• Work to be completed: Output exactly the lines from the first line of the records below through the line containing "1.0, 1.1, 1.2]", both included, leaving out any pictures.

(Rows from a dataset of charts and code)
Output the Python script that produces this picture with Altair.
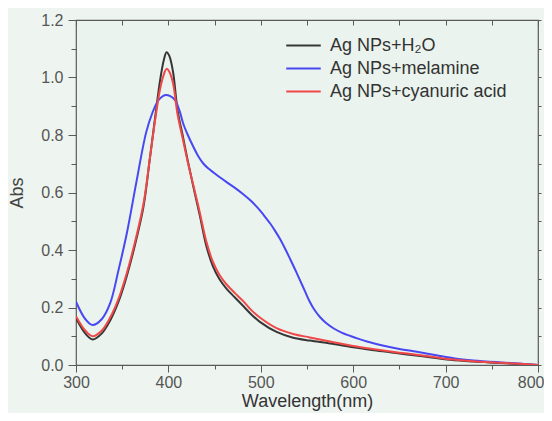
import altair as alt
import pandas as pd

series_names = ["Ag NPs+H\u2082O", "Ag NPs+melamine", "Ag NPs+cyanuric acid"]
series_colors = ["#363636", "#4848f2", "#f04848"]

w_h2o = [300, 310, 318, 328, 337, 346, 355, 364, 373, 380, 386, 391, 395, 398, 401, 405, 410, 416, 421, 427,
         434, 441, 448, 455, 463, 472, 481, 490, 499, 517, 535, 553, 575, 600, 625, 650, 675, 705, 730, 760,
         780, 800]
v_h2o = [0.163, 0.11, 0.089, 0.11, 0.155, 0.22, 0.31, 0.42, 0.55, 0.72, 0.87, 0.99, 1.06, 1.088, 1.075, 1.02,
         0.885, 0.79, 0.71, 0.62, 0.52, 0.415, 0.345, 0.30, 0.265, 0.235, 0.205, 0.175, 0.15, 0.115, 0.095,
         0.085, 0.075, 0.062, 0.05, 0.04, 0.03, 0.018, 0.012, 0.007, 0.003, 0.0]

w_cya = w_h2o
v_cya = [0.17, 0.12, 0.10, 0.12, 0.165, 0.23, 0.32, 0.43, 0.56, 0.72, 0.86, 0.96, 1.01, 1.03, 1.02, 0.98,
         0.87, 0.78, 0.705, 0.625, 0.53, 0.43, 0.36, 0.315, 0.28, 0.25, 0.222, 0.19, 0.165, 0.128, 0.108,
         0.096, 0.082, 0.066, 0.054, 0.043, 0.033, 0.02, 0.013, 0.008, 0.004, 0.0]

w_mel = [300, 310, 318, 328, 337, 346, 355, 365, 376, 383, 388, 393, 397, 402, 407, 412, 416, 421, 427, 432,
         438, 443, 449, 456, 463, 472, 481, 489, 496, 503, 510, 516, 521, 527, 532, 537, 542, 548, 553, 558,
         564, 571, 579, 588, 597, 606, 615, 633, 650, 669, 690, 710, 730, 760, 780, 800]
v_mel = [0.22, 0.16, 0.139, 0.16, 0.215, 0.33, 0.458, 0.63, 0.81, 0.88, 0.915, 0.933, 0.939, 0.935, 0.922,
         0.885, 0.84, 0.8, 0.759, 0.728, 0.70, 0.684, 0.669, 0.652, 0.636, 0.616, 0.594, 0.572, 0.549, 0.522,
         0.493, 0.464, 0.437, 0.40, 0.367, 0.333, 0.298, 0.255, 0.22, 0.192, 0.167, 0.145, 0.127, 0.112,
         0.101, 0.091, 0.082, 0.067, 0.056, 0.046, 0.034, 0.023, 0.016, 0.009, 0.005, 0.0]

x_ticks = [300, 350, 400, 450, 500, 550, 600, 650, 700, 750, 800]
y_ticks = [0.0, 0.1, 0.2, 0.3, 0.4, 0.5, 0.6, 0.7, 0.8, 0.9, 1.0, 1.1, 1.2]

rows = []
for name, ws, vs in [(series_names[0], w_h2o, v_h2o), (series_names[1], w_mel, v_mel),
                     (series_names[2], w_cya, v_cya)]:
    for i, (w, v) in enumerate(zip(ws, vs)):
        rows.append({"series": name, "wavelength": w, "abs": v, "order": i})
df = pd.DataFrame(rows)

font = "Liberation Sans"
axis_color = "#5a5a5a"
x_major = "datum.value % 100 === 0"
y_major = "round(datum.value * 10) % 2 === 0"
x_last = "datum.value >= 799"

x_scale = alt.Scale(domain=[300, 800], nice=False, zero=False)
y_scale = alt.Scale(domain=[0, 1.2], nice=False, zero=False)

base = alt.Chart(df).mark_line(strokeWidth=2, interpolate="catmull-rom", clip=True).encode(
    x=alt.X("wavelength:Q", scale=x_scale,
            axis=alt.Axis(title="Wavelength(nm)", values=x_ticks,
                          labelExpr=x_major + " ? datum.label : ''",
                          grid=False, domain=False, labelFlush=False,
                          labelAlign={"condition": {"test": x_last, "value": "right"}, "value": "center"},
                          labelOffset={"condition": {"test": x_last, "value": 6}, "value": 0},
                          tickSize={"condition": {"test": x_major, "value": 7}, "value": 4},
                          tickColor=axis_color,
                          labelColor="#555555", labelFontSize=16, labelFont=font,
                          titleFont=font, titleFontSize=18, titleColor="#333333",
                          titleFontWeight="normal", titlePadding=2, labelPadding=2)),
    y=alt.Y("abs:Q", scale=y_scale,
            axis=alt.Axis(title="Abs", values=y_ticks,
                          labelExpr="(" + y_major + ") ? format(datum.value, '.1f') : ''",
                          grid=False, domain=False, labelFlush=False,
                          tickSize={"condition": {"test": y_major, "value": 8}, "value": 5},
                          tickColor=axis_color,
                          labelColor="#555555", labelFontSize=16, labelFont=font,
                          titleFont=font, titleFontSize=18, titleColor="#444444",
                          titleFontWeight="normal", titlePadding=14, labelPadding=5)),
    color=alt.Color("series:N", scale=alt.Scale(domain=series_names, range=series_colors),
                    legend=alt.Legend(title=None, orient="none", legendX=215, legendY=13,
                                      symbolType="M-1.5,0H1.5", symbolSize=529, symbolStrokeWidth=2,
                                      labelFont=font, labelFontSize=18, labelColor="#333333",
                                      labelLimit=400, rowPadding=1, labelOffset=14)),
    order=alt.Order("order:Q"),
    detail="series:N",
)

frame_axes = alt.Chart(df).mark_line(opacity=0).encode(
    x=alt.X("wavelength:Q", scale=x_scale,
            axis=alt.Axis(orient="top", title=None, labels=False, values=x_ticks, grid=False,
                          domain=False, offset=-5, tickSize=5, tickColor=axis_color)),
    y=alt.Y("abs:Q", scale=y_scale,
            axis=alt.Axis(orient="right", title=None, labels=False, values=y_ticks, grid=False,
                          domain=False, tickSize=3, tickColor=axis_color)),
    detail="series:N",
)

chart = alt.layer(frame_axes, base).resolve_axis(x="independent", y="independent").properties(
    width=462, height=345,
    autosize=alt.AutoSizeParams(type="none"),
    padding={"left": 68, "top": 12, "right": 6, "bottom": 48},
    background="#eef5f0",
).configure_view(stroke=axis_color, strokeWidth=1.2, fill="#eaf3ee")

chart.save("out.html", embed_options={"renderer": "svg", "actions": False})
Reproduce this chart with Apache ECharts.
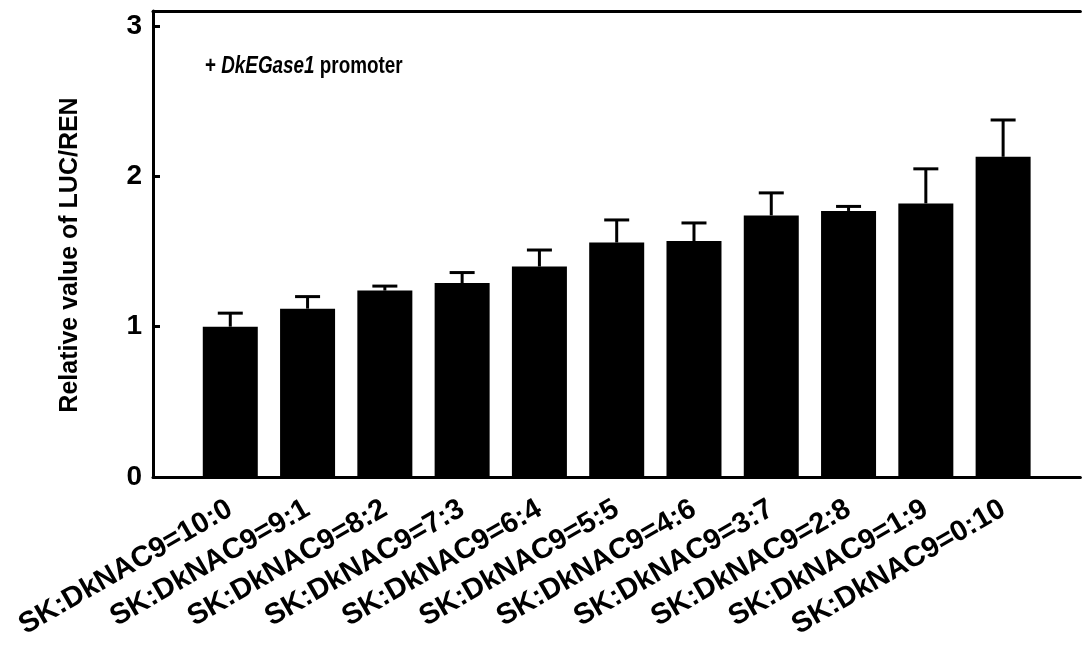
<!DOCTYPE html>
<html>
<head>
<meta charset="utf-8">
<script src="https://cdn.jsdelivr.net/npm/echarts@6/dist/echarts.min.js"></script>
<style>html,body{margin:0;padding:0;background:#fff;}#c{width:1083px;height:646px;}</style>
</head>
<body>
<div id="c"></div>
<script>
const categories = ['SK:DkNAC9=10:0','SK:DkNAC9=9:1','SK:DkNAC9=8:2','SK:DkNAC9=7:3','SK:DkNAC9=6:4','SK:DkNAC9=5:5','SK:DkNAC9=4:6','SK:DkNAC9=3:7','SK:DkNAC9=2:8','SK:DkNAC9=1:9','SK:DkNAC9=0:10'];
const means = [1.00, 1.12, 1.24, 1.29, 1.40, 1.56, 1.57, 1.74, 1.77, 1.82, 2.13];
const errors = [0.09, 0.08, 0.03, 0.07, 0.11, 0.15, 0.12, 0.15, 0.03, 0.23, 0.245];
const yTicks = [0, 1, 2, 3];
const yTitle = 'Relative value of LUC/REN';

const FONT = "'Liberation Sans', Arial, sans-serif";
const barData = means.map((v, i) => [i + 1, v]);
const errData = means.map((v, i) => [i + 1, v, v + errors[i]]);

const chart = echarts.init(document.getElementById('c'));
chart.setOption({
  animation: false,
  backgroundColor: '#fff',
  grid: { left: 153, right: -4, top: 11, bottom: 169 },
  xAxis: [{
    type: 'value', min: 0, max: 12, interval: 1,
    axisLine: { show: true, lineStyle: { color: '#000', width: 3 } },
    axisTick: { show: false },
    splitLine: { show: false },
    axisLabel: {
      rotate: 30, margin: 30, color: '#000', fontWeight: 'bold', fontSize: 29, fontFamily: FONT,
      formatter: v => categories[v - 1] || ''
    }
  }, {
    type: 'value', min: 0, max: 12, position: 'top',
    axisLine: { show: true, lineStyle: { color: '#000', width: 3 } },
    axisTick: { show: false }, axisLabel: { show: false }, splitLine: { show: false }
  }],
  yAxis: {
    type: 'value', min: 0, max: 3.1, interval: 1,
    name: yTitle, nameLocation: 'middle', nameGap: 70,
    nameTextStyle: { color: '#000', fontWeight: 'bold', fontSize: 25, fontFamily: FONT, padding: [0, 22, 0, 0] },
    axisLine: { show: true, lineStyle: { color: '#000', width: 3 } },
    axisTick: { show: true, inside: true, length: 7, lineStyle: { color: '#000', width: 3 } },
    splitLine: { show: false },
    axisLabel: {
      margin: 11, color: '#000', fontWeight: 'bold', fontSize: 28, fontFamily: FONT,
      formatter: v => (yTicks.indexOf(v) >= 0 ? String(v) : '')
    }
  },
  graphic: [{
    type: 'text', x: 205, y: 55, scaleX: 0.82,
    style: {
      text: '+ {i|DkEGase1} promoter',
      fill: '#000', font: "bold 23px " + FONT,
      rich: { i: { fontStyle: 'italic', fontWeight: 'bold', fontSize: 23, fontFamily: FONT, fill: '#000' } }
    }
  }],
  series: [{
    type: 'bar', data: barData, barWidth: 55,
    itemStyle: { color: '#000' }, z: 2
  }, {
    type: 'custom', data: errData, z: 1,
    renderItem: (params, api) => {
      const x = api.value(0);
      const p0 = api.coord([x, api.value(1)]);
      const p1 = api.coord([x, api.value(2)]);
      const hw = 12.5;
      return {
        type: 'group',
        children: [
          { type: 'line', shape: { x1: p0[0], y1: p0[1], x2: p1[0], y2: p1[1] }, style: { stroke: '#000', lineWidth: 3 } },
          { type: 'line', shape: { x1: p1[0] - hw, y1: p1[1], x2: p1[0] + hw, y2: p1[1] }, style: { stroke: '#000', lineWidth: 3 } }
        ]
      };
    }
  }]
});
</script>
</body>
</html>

• Task result:
Output the Python script that produces this picture with Altair.
import altair as alt
import pandas as pd

series_names = ["Ag NPs+H\u2082O", "Ag NPs+melamine", "Ag NPs+cyanuric acid"]
series_colors = ["#363636", "#4848f2", "#f04848"]

w_h2o = [300, 310, 318, 328, 337, 346, 355, 364, 373, 380, 386, 391, 395, 398, 401, 405, 410, 416, 421, 427,
         434, 441, 448, 455, 463, 472, 481, 490, 499, 517, 535, 553, 575, 600, 625, 650, 675, 705, 730, 760,
         780, 800]
v_h2o = [0.163, 0.11, 0.089, 0.11, 0.155, 0.22, 0.31, 0.42, 0.55, 0.72, 0.87, 0.99, 1.06, 1.088, 1.075, 1.02,
         0.885, 0.79, 0.71, 0.62, 0.52, 0.415, 0.345, 0.30, 0.265, 0.235, 0.205, 0.175, 0.15, 0.115, 0.095,
         0.085, 0.075, 0.062, 0.05, 0.04, 0.03, 0.018, 0.012, 0.007, 0.003, 0.0]

w_cya = w_h2o
v_cya = [0.17, 0.12, 0.10, 0.12, 0.165, 0.23, 0.32, 0.43, 0.56, 0.72, 0.86, 0.96, 1.01, 1.03, 1.02, 0.98,
         0.87, 0.78, 0.705, 0.625, 0.53, 0.43, 0.36, 0.315, 0.28, 0.25, 0.222, 0.19, 0.165, 0.128, 0.108,
         0.096, 0.082, 0.066, 0.054, 0.043, 0.033, 0.02, 0.013, 0.008, 0.004, 0.0]

w_mel = [300, 310, 318, 328, 337, 346, 355, 365, 376, 383, 388, 393, 397, 402, 407, 412, 416, 421, 427, 432,
         438, 443, 449, 456, 463, 472, 481, 489, 496, 503, 510, 516, 521, 527, 532, 537, 542, 548, 553, 558,
         564, 571, 579, 588, 597, 606, 615, 633, 650, 669, 690, 710, 730, 760, 780, 800]
v_mel = [0.22, 0.16, 0.139, 0.16, 0.215, 0.33, 0.458, 0.63, 0.81, 0.88, 0.915, 0.933, 0.939, 0.935, 0.922,
         0.885, 0.84, 0.8, 0.759, 0.728, 0.70, 0.684, 0.669, 0.652, 0.636, 0.616, 0.594, 0.572, 0.549, 0.522,
         0.493, 0.464, 0.437, 0.40, 0.367, 0.333, 0.298, 0.255, 0.22, 0.192, 0.167, 0.145, 0.127, 0.112,
         0.101, 0.091, 0.082, 0.067, 0.056, 0.046, 0.034, 0.023, 0.016, 0.009, 0.005, 0.0]

x_ticks = [300, 350, 400, 450, 500, 550, 600, 650, 700, 750, 800]
y_ticks = [0.0, 0.1, 0.2, 0.3, 0.4, 0.5, 0.6, 0.7, 0.8, 0.9, 1.0, 1.1, 1.2]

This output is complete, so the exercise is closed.